------ Dataset ------

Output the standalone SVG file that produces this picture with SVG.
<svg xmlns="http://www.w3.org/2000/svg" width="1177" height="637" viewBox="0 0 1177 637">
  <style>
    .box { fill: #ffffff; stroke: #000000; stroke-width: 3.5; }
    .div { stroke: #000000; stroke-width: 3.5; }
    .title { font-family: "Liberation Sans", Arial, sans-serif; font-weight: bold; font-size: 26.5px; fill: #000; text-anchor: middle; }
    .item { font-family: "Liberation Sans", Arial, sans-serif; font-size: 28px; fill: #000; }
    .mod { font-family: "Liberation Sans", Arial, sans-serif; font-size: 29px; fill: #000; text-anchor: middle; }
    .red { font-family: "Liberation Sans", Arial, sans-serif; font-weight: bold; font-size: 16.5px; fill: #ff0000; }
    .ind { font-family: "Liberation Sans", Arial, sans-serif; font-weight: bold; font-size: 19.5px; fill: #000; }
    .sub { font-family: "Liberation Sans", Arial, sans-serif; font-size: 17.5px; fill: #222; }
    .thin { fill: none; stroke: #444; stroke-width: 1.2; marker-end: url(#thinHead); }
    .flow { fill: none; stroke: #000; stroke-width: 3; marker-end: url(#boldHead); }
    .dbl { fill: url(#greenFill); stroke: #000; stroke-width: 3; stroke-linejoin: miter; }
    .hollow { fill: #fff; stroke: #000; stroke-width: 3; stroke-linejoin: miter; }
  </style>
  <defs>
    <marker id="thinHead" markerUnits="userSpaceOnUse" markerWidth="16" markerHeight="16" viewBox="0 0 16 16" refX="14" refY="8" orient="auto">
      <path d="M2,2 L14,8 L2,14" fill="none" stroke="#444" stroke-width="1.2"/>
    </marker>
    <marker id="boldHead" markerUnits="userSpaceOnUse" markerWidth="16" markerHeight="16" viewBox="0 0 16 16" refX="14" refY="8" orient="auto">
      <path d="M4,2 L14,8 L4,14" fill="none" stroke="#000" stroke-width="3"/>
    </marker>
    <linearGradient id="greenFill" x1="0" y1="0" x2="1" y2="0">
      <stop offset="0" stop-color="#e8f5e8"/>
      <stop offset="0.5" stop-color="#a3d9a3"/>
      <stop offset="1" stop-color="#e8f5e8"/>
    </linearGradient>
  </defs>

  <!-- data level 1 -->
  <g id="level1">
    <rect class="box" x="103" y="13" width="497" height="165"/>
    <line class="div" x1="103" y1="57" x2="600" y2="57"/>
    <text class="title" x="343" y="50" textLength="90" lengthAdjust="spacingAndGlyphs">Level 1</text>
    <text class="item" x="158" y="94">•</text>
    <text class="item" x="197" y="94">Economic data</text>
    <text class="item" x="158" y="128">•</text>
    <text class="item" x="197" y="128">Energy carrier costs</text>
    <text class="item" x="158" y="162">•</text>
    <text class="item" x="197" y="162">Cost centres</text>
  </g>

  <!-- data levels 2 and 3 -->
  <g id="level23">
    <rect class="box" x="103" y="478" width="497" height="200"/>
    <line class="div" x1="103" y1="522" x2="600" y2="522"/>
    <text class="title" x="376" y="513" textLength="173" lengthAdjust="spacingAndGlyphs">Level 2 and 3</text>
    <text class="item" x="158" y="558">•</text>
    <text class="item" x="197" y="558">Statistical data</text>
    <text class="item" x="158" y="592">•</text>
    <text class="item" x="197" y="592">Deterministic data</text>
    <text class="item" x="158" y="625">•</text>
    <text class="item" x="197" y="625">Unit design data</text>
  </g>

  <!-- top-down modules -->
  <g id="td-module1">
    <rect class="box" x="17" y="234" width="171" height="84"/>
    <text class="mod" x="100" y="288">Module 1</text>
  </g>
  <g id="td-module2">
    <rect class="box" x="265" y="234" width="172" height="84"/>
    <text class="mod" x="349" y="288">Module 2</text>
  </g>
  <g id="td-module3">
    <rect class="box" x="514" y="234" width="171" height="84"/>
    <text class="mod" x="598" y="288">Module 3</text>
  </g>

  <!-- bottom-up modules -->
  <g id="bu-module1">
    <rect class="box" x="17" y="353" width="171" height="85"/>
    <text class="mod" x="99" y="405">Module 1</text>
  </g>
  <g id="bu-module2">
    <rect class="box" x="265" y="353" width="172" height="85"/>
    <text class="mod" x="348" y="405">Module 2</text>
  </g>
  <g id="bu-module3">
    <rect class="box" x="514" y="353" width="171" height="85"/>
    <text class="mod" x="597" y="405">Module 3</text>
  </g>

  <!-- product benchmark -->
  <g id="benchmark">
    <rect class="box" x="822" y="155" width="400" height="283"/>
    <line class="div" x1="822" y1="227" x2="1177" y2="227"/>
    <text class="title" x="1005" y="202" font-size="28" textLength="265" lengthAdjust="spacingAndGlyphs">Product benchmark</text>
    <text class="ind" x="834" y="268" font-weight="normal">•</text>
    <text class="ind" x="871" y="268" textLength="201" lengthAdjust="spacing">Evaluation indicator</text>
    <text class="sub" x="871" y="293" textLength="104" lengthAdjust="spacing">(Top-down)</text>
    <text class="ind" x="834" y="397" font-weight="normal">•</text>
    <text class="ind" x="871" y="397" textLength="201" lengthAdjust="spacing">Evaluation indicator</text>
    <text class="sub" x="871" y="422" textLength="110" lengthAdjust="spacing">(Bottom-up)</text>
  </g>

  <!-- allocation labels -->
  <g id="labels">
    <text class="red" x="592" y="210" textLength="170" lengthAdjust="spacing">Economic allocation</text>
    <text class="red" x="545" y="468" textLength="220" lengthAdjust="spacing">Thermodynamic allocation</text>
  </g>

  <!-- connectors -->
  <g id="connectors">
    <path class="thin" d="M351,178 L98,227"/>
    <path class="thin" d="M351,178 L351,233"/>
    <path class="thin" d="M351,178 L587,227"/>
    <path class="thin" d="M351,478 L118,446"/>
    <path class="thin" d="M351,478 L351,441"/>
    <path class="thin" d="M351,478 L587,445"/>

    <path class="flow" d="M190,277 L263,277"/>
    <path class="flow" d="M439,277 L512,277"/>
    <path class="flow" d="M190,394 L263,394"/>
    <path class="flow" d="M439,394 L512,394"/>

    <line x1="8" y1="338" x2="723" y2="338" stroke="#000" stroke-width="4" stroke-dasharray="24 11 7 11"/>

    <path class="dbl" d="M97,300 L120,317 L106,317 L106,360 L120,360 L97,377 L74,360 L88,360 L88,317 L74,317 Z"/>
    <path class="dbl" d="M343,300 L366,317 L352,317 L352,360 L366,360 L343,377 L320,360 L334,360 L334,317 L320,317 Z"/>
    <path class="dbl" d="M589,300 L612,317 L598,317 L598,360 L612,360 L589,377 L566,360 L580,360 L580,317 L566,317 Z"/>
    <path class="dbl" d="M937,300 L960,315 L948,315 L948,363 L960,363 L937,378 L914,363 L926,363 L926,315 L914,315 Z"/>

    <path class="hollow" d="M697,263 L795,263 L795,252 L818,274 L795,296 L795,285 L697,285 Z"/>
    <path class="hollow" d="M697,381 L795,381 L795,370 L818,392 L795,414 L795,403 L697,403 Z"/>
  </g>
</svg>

------
------ Dataset ------

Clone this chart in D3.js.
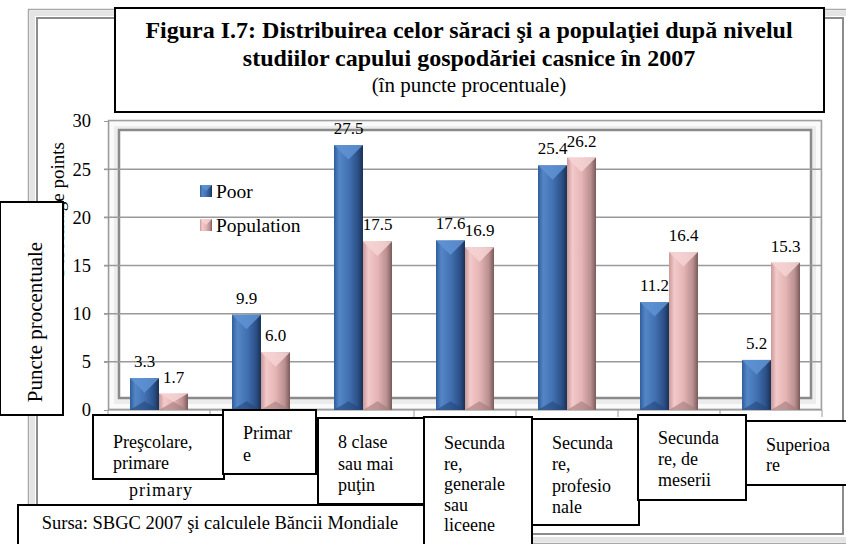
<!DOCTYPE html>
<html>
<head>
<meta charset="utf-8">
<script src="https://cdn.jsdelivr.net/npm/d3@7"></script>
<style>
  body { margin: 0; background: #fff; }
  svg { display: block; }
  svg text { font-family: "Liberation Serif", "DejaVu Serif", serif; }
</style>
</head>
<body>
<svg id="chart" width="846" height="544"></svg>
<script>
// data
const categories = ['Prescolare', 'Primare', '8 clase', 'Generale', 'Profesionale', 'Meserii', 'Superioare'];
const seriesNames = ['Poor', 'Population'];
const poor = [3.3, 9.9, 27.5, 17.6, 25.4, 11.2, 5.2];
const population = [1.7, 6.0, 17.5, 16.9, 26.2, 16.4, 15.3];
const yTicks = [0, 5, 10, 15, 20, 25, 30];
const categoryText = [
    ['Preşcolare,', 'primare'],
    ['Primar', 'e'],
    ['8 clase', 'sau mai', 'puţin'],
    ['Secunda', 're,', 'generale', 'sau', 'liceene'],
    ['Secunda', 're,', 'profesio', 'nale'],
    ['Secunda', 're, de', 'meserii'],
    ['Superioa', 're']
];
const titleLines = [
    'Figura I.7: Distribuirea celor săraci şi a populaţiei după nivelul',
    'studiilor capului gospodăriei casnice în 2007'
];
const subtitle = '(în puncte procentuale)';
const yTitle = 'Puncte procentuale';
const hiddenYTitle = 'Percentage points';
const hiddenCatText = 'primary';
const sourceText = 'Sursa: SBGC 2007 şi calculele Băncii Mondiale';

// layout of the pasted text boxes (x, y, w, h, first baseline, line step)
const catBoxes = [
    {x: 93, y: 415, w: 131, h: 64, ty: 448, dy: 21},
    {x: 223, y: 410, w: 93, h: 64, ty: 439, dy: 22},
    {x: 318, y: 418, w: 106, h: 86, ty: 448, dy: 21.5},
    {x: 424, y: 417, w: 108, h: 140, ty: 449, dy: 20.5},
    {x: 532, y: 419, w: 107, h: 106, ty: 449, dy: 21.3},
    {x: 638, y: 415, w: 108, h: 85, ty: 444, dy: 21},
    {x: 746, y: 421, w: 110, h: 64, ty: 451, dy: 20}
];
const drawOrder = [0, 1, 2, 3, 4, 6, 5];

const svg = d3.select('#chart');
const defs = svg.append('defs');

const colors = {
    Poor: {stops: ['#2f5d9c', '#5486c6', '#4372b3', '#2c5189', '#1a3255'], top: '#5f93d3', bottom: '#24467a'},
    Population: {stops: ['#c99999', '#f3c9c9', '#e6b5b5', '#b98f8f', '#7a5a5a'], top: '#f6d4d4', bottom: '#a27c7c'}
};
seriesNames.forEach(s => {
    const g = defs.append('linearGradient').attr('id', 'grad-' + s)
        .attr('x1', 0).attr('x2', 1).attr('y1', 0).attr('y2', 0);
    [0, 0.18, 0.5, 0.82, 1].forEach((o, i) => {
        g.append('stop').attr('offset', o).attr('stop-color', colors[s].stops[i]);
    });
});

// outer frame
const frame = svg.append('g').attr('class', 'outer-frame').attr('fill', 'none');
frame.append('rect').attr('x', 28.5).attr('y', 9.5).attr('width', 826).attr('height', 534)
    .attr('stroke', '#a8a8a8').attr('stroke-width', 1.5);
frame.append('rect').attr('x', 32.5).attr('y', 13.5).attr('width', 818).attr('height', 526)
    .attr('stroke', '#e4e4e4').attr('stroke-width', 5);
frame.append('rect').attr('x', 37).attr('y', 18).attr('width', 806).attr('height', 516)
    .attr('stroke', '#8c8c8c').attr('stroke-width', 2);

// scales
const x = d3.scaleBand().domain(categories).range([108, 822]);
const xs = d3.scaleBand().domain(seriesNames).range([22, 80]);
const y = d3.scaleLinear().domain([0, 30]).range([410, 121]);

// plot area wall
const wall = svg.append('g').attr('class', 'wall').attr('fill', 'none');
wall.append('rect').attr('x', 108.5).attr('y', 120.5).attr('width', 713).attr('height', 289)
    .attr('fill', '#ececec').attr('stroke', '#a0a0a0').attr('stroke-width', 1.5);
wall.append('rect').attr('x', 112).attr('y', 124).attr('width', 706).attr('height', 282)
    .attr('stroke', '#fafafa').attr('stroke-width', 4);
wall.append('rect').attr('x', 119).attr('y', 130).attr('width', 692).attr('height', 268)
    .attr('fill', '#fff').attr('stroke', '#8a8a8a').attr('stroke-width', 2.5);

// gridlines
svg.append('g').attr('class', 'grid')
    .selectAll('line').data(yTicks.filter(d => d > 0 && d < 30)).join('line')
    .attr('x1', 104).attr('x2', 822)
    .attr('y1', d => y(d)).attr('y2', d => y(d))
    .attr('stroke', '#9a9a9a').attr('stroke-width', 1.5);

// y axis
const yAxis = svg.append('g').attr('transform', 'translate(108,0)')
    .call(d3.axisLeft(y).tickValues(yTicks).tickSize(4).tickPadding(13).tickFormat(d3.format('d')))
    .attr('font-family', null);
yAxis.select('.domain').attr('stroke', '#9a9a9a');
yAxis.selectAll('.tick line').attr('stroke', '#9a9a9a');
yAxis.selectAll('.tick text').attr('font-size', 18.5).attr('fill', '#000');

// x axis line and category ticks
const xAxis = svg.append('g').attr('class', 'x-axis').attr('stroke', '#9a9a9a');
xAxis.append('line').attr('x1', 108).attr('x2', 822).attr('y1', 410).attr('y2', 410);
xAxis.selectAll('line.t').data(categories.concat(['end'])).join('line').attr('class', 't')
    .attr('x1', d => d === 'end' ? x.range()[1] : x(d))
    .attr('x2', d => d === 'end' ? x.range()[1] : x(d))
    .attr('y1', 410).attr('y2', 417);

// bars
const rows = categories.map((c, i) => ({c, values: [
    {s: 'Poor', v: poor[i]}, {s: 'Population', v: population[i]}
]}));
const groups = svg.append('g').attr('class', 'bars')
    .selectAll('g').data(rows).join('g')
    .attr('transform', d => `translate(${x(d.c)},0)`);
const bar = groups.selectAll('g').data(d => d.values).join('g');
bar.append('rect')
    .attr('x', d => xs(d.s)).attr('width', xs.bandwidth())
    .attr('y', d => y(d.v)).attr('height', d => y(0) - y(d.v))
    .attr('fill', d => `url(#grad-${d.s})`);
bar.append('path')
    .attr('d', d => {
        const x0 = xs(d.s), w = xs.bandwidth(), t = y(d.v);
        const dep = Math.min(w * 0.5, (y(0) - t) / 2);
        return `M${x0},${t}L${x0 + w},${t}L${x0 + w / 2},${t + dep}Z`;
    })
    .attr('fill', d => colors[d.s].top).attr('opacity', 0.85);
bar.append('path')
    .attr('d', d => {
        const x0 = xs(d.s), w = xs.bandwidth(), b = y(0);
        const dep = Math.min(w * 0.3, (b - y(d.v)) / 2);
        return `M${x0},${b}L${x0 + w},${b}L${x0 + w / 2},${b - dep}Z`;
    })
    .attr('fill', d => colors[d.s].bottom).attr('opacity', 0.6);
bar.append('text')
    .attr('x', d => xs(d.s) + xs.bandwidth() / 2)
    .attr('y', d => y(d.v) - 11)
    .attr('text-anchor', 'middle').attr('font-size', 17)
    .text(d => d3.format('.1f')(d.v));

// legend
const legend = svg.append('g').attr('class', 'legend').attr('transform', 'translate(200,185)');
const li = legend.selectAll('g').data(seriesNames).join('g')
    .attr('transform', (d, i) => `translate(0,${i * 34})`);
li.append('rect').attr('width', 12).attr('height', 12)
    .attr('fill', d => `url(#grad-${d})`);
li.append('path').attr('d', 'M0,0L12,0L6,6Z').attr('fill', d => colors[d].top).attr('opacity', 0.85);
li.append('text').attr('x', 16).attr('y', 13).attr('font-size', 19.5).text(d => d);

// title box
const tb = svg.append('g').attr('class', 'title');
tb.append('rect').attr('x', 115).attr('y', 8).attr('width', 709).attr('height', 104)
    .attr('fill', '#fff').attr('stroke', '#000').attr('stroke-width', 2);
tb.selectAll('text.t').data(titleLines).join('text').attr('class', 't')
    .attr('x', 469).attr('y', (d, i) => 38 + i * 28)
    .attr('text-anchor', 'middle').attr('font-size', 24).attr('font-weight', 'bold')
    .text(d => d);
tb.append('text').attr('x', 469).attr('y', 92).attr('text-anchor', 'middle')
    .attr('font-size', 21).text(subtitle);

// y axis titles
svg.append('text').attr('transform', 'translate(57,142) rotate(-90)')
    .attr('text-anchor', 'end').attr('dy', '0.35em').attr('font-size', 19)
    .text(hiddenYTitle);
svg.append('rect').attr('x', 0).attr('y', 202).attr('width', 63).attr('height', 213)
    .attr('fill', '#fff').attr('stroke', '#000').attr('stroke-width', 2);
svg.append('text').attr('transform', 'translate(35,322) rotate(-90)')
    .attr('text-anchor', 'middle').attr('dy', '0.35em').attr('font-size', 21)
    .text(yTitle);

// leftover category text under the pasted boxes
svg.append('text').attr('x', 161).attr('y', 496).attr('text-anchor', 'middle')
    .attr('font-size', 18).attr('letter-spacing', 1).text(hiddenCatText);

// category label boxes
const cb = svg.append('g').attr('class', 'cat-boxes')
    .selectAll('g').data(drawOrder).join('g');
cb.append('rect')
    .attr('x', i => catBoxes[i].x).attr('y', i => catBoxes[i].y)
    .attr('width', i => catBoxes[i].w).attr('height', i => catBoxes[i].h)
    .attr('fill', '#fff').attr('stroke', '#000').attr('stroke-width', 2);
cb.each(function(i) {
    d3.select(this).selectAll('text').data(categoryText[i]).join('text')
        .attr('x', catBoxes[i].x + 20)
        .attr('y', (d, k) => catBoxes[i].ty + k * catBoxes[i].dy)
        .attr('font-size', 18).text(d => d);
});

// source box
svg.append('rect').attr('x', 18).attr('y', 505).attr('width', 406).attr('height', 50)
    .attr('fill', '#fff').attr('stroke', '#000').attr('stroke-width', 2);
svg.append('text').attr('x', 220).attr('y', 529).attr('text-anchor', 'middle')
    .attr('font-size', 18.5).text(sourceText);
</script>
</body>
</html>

------

Short exercise → State the number of lines holding the word "chart" in the listing. Add nothing else.

Full response → 3